*Goal:* Wherever the word "this" appears in the entries, copy the whole line.

*Supplied material:*
+++

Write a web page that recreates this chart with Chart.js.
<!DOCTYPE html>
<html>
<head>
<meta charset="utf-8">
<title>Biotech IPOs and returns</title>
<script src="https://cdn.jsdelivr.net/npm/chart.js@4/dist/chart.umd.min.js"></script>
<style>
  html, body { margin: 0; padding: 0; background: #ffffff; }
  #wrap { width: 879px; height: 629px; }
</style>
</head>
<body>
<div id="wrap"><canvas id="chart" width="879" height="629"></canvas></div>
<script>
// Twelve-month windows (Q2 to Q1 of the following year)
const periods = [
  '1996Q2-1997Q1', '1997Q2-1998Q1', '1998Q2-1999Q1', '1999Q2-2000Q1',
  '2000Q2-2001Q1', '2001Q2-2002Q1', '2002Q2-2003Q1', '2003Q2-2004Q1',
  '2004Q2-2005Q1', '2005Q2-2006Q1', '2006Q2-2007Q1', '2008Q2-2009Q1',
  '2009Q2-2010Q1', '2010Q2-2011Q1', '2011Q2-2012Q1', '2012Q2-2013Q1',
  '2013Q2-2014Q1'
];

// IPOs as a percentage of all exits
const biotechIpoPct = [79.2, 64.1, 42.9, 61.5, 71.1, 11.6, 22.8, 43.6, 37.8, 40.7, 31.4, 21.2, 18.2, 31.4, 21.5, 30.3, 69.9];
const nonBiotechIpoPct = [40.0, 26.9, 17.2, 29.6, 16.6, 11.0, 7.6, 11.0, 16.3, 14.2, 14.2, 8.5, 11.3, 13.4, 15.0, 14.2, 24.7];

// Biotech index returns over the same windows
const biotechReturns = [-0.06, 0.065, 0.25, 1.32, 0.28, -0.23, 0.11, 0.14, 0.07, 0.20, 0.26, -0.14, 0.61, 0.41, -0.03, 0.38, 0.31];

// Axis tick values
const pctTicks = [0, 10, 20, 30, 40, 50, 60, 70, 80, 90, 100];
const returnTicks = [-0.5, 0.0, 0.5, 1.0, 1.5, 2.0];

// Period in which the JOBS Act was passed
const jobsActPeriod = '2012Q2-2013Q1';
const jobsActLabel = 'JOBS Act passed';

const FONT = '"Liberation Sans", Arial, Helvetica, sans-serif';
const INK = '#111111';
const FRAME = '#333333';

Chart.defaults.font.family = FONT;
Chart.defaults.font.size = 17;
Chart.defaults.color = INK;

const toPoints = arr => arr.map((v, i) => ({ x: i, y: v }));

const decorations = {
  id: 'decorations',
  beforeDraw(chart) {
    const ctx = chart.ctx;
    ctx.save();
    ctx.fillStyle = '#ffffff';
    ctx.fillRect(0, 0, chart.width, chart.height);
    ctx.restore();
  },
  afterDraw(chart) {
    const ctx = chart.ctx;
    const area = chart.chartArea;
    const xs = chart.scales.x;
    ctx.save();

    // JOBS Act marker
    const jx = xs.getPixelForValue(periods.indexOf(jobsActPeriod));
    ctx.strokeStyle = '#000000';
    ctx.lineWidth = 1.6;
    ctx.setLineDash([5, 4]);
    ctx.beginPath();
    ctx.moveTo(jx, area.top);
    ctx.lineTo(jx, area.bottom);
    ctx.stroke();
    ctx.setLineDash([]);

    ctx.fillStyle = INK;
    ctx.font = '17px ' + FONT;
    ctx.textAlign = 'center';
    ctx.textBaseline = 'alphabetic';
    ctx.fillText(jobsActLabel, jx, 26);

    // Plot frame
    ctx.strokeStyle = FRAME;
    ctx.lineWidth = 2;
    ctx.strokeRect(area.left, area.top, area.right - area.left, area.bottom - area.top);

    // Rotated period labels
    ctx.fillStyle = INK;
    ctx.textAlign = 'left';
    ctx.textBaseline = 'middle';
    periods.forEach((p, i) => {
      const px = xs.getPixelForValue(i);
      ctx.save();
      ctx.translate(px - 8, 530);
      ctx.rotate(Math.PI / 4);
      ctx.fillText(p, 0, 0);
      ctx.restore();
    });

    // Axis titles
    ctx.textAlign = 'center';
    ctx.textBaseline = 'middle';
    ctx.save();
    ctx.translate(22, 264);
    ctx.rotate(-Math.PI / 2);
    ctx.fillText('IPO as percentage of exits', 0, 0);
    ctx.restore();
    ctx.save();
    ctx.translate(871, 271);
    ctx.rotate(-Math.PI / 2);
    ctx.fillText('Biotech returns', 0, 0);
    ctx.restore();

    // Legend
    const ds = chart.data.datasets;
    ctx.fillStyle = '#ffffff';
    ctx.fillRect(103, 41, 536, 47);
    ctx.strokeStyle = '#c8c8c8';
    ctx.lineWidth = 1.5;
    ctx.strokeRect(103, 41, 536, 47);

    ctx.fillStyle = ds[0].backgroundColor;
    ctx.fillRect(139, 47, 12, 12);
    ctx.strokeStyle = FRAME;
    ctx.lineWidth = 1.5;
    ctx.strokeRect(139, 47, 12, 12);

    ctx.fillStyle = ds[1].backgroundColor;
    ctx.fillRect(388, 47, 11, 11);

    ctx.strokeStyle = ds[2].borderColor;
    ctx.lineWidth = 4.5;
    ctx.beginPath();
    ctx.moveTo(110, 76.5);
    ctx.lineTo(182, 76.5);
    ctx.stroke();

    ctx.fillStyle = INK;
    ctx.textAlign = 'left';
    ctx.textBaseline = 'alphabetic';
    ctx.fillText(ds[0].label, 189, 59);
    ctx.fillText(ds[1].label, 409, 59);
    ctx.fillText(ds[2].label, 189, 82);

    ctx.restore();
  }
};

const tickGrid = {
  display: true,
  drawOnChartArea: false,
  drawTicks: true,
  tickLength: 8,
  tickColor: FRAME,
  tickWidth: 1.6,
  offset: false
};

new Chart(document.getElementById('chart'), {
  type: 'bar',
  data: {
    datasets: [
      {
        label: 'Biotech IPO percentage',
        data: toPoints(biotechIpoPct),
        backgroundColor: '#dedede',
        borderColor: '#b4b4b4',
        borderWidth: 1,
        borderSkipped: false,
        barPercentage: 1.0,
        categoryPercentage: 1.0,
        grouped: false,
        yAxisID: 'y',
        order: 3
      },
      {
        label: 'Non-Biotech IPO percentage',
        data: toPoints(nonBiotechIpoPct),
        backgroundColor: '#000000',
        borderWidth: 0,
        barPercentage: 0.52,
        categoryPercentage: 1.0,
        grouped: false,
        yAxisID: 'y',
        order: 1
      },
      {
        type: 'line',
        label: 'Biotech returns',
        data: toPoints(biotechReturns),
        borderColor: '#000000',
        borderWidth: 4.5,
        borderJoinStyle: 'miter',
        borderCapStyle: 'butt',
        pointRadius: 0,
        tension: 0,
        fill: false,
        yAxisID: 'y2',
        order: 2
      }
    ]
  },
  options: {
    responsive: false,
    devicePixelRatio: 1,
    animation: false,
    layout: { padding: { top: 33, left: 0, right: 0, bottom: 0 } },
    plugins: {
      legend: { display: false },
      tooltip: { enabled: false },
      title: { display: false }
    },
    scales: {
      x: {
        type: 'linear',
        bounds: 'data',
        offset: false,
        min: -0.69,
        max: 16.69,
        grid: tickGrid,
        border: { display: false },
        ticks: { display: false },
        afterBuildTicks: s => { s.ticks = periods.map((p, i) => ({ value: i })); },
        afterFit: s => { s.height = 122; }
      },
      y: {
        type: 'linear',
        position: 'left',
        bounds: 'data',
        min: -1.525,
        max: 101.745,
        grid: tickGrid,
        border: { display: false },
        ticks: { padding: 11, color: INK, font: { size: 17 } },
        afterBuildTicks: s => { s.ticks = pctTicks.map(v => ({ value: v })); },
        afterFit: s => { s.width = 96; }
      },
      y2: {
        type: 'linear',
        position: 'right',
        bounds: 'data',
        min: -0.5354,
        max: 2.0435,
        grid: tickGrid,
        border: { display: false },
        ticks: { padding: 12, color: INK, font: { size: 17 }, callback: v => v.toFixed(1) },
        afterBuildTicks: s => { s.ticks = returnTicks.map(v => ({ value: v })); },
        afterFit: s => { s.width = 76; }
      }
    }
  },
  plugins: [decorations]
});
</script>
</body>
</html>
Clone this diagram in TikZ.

+++

*Written reply:*
Write a web page that recreates this chart with Chart.js.
Clone this diagram in TikZ.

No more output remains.